The advantage of youth work is that it can be carried out in all places where young people gather, such as youth spaces, public areas, and in the digital world, which has become an essential part of our everyday life.
Online youth work is a subtype of digital youth work. This expression refers to activities that take place online, at least to some extent.
We can operate online in two ways – preventively as online “street” youth workers or by creating digital spaces where we strengthen youth groups and communities.
What do we mean by digital space?
Melvin defines digital spaces as the digital “locales” where young people gather, with digital places giving meaning, memories, and feelings. In her article, we find that for many young people, digital places provide a constant connection to their peers, a way of validating who they are becoming and receiving emotional reassurance that they belong. With these characteristics, the web has enormous potential as a place for youth work.
What do youth workers recognize as an advantage of online youth work?
With online activities, we can reach young people geographically distant from our organizations and save them travel time and the costs of live participation. Bringing activities online makes them more accessible to young people who would otherwise not be able to participate (such as farmers and people from remote areas with poor public transport links).
Digital spaces enable more regular contacts, even in the case of remote (international) teams. Online meetings require less time investment, since they are usually shorter, more focused, and consequently more productive.

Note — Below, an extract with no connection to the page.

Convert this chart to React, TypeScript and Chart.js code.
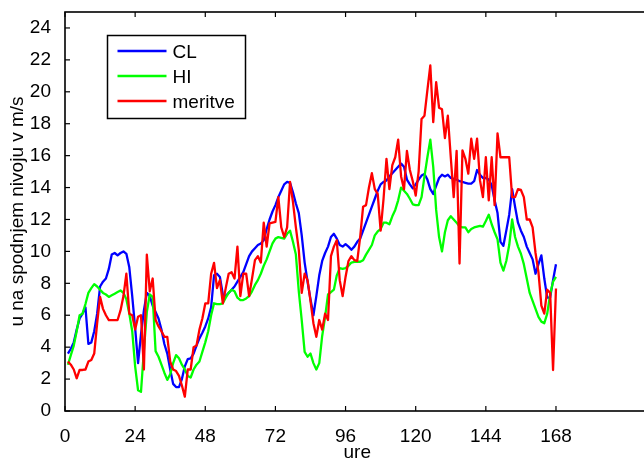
import { useEffect, useRef } from "react";
import { Chart, registerables } from "chart.js";

Chart.register(...registerables);

// ---- data ----
const START_HOUR = 1;
const xTickValues = [0, 24, 48, 72, 96, 120, 144, 168];
const yTickValues = [0, 2, 4, 6, 8, 10, 12, 14, 16, 18, 20, 22, 24];
const xTitle = "ure";
const yTitle = "u na spodnjem nivoju v m/s";
const seriesLabels = ["CL", "HI", "meritve"];
const seriesColors = ["#0000ff", "#00ff00", "#ff0000"];

const clValues = [
  3.6, 3.9, 4.3, 5.1, 5.8, 6.1, 6.5, 4.2, 4.3, 5.0,
  6.1, 7.8, 8.1, 8.3, 8.9, 9.8, 9.9, 9.75, 9.9, 10.0,
  9.85, 9.0, 7.2, 5.2, 3.0, 4.8, 6.3, 7.4, 7.2, 6.6,
  6.2, 5.8, 5.1, 4.2, 3.6, 2.6, 1.7, 1.5, 1.5, 2.0,
  2.8, 3.25, 3.3, 3.6, 4.1, 4.55, 4.9, 5.3, 5.8, 6.5,
  8.5, 8.6, 8.4, 7.3, 7.2, 7.4, 7.6, 7.8, 8.1, 8.4,
  8.7, 9.2, 9.7, 10.0, 10.2, 10.4, 10.5, 10.7, 11.4, 12.0,
  12.5, 12.9, 13.4, 13.8, 14.2, 14.35, 14.3, 13.7, 13.0, 12.4,
  11.0, 9.3, 8.1, 7.0, 6.0, 7.2, 8.5, 9.4, 9.9, 10.3,
  10.9, 11.1, 10.8, 10.4, 10.3, 10.45, 10.3, 10.1, 10.3, 10.6,
  10.8, 11.3, 11.8, 12.3, 12.8, 13.3, 13.8, 14.2, 14.35, 14.45,
  14.7, 14.9, 15.1, 15.3, 15.5, 15.3, 14.5, 14.2, 13.95, 14.2,
  14.5, 14.75, 14.85, 14.5, 13.9, 13.6, 14.1, 14.6, 14.8, 14.7,
  14.8, 14.6, 14.55, 14.5, 14.4, 14.35, 14.3, 14.25, 14.25, 14.4,
  15.1, 14.8, 14.6, 14.6, 14.5, 14.15, 13.2, 12.4, 10.6, 10.35,
  11.3, 12.3, 13.9, 12.8, 11.8, 11.3, 10.9, 10.3, 9.9, 9.5,
  8.6, 9.2, 9.75, 8.3, 7.1, 7.1, 8.2, 9.2,
];

const hiValues = [
  2.9, 3.5, 4.1, 5.0, 6.0, 6.1, 6.7, 7.4, 7.7, 7.95,
  7.8, 7.6, 7.4, 7.3, 7.15, 7.25, 7.35, 7.45, 7.55, 7.4,
  7.0, 6.1, 5.0, 2.8, 1.3, 1.2, 3.8, 6.2, 7.3, 7.15,
  3.75, 3.4, 2.9, 2.4, 1.95, 2.3, 3.0, 3.5, 3.3, 2.9,
  2.6, 2.2, 2.1, 2.6, 2.9, 3.1, 3.7, 4.3, 5.0, 6.0,
  6.75, 6.7, 6.7, 6.75, 7.1, 7.4, 7.6, 7.5, 7.1, 6.95,
  6.95, 7.05, 7.2, 7.5, 7.9, 8.2, 8.6, 9.1, 9.5, 10.0,
  10.5, 10.8, 10.9, 10.85, 10.8, 11.1, 11.3, 10.6, 9.8, 7.5,
  5.7, 3.7, 3.4, 3.6, 3.0, 2.6, 3.0, 4.7, 5.9, 7.3,
  7.45, 7.6, 8.5, 8.95, 8.9, 8.95, 9.1, 9.3, 9.35, 9.35,
  9.35, 9.45, 9.8, 10.1, 10.4, 11.0, 11.25, 11.4, 11.8, 11.8,
  11.7, 12.2, 12.6, 13.2, 14.0, 13.8, 13.6, 13.3, 12.95, 12.9,
  12.9, 13.4, 14.7, 15.9, 17.0, 15.3, 12.6, 10.9, 10.0, 11.2,
  11.95, 12.2, 12.0, 11.8, 11.55, 11.5, 11.5, 11.2, 11.4, 11.5,
  11.55, 11.6, 11.55, 11.9, 12.3, 11.7, 11.2, 10.75, 9.3, 8.8,
  9.4, 10.4, 12.0, 10.9, 10.3, 9.85, 9.2, 8.3, 7.4, 6.9,
  6.4, 5.9, 5.6, 5.5, 6.1, 7.3, 8.1, 8.4,
];

const meritveValues = [
  3.1, 2.9, 2.6, 2.05, 2.57, 2.57, 2.6, 3.1, 3.2, 3.6,
  5.5, 7.15, 6.4, 6.0, 5.7, 5.7, 5.7, 5.7, 6.3, 7.2,
  8.6, 6.1, 6.0, 5.1, 5.9, 6.0, 2.6, 9.8, 7.5, 8.3,
  5.7, 5.3, 5.0, 4.65, 4.65, 3.1, 2.6, 2.5, 2.2, 1.6,
  0.9, 2.6, 2.6, 4.0, 4.1, 5.1, 5.8, 6.74, 6.74, 8.6,
  9.28, 7.7, 8.2, 6.74, 7.7, 8.6, 8.7, 8.3, 10.3, 7.2,
  8.6, 8.6, 7.2, 8.3, 9.45, 9.7, 9.3, 11.8, 10.3, 11.75,
  11.8, 11.85, 13.4, 11.5, 10.9, 11.5, 14.35, 13.1, 11.5, 10.1,
  7.4, 8.6, 8.2, 6.9, 5.5, 4.65, 5.7, 5.1, 6.1, 5.7,
  9.7, 10.3, 10.7, 8.2, 7.2, 8.4, 9.4, 9.7, 9.45, 9.4,
  10.9, 12.8, 12.9, 14.0, 14.9, 13.9, 13.6, 11.3, 13.3, 15.8,
  13.9, 15.4, 15.9, 17.0, 14.7, 13.9, 16.3, 15.1, 14.4, 13.5,
  15.0, 18.3, 18.5, 20.1, 21.65, 18.1, 20.6, 19.0, 18.9, 17.1,
  18.5, 15.9, 13.4, 16.3, 9.24, 16.33, 15.8, 14.87, 17.06, 15.8,
  17.06, 14.45, 13.4, 15.9, 13.2, 15.9, 12.9, 17.4, 15.9, 15.9,
  15.9, 15.9, 13.4, 13.4, 13.9, 13.85, 13.4, 12.0, 12.0, 11.5,
  9.9, 8.7, 6.6, 6.1, 7.6, 7.4, 2.57, 7.68,
];

const seriesValues = [clValues, hiValues, meritveValues];

const FONT = '"Liberation Sans", Arial, Helvetica, sans-serif';
const CANVAS_W = 680;
const CANVAS_H = 470;

const framePlugin = {
  id: "matlabFrame",
  afterDraw(chart: any) {
    const { ctx, chartArea } = chart;
    const { left, top, right, bottom } = chartArea;
    const xs = chart.scales.x;
    const ys = chart.scales.y;
    ctx.save();
    ctx.strokeStyle = "#000";
    ctx.lineWidth = 1.6;
    ctx.strokeRect(left, top, right - left, bottom - top);
    ctx.lineWidth = 1.2;
    const TL = 5;
    const seg = (x1: number, y1: number, x2: number, y2: number) => {
      ctx.beginPath();
      ctx.moveTo(x1, y1);
      ctx.lineTo(x2, y2);
      ctx.stroke();
    };
    xs.ticks.forEach((t: any) => {
      const px = xs.getPixelForValue(t.value);
      seg(px, bottom, px, bottom - TL);
      seg(px, top, px, top + TL);
    });
    ys.ticks.forEach((t: any) => {
      const py = ys.getPixelForValue(t.value);
      seg(left, py, left + TL, py);
      seg(right, py, right - TL, py);
    });

    // legend (MATLAB style, inside top-left)
    const lx = left + 42.5;
    const ly = top + 23.5;
    const lw = 138;
    const lh = 83;
    ctx.fillStyle = "#fff";
    ctx.fillRect(lx, ly, lw, lh);
    ctx.lineWidth = 1.5;
    ctx.strokeStyle = "#000";
    ctx.strokeRect(lx, ly, lw, lh);
    ctx.font = `19px ${FONT}`;
    ctx.textBaseline = "middle";
    ctx.textAlign = "left";
    chart.data.datasets.forEach((ds: any, i: number) => {
      const rowY = ly + 15.5 + i * 25;
      ctx.strokeStyle = ds.borderColor;
      ctx.lineWidth = 2.3;
      seg(lx + 10, rowY, lx + 59, rowY);
      ctx.fillStyle = "#000";
      ctx.fillText(ds.label, lx + 65, rowY + 2);
    });
    ctx.restore();
  },
};

const noEdgePadding = (s: any) => {
  s.paddingTop = 0;
  s.paddingBottom = 0;
  s.paddingLeft = 0;
  s.paddingRight = 0;
};

export default function App() {
  const ref = useRef<HTMLCanvasElement | null>(null);

  useEffect(() => {
    if (!ref.current) return;
    const datasets = seriesLabels.map((label, s) => ({
      label,
      data: seriesValues[s].map((v, i) => ({ x: START_HOUR + i, y: v })),
      borderColor: seriesColors[s],
      backgroundColor: seriesColors[s],
      borderWidth: 2.3,
      pointRadius: 0,
      tension: 0,
      fill: false,
      borderJoinStyle: "round" as const,
      order: seriesLabels.length - s,
    }));

    const chart = new Chart(ref.current, {
      type: "line",
      data: { datasets },
      options: {
        animation: false,
        responsive: false,
        devicePixelRatio: 1,
        events: [],
        layout: { padding: { left: 0, top: 12, right: CANVAS_W - 649.5, bottom: 0 } },
        plugins: {
          legend: { display: false },
          tooltip: { enabled: false },
        },
        scales: {
          x: {
            type: "linear",
            min: 0,
            max: 200,
            afterBuildTicks: (s: any) => {
              s.ticks = xTickValues.map((v) => ({ value: v }));
            },
            afterFit: (s: any) => {
              s.height = CANVAS_H - 411;
              noEdgePadding(s);
            },
            grid: { display: false },
            border: { display: false },
            ticks: {
              color: "#000",
              font: { family: FONT, size: 19 },
              padding: 6,
              maxRotation: 0,
              autoSkip: false,
            },
            title: {
              display: true,
              text: xTitle,
              color: "#000",
              font: { family: FONT, size: 19 },
              padding: { top: 0, bottom: 5.8 },
            },
          },
          y: {
            type: "linear",
            min: 0,
            max: 25,
            afterBuildTicks: (s: any) => {
              s.ticks = yTickValues.map((v) => ({ value: v }));
            },
            afterFit: (s: any) => {
              s.width = 65;
              noEdgePadding(s);
            },
            grid: { display: false },
            border: { display: false },
            ticks: {
              color: "#000",
              font: { family: FONT, size: 19 },
              padding: 6,
              autoSkip: false,
            },
            title: {
              display: true,
              text: yTitle,
              color: "#000",
              font: { family: FONT, size: 19 },
              padding: { top: 6.6, bottom: 0 },
            },
          },
        },
      },
      plugins: [framePlugin],
    });
    return () => chart.destroy();
  }, []);

  return (
    <div
      style={{
        position: "fixed",
        left: 0,
        top: 0,
        width: 644,
        height: 459,
        overflow: "hidden",
        background: "#fff",
      }}
    >
      <canvas ref={ref} width={CANVAS_W} height={CANVAS_H} style={{ display: "block" }} />
    </div>
  );
}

With online youth work, we can provide greater privacy and anonymity for the participants. They can decide how much and what they will share with the group, while the level of participation is very diverse: they can type, turn on the camera, and/or speak. At the same time, no one sees them entering spaces associated with particular communities (this is especially relevant for LGBTQIA+ youth, and even more so for young people who have not yet come out). Online activities may also be more friendly to young people who avoid social contact due to anxiety, phobias, and other similar conditions. Furthermore, young people can still be present even in case of illness.
Online youth work will probably not replace offline youth work, but it should not be overlooked in a world characterized by technological development and our ever-increasing online presence.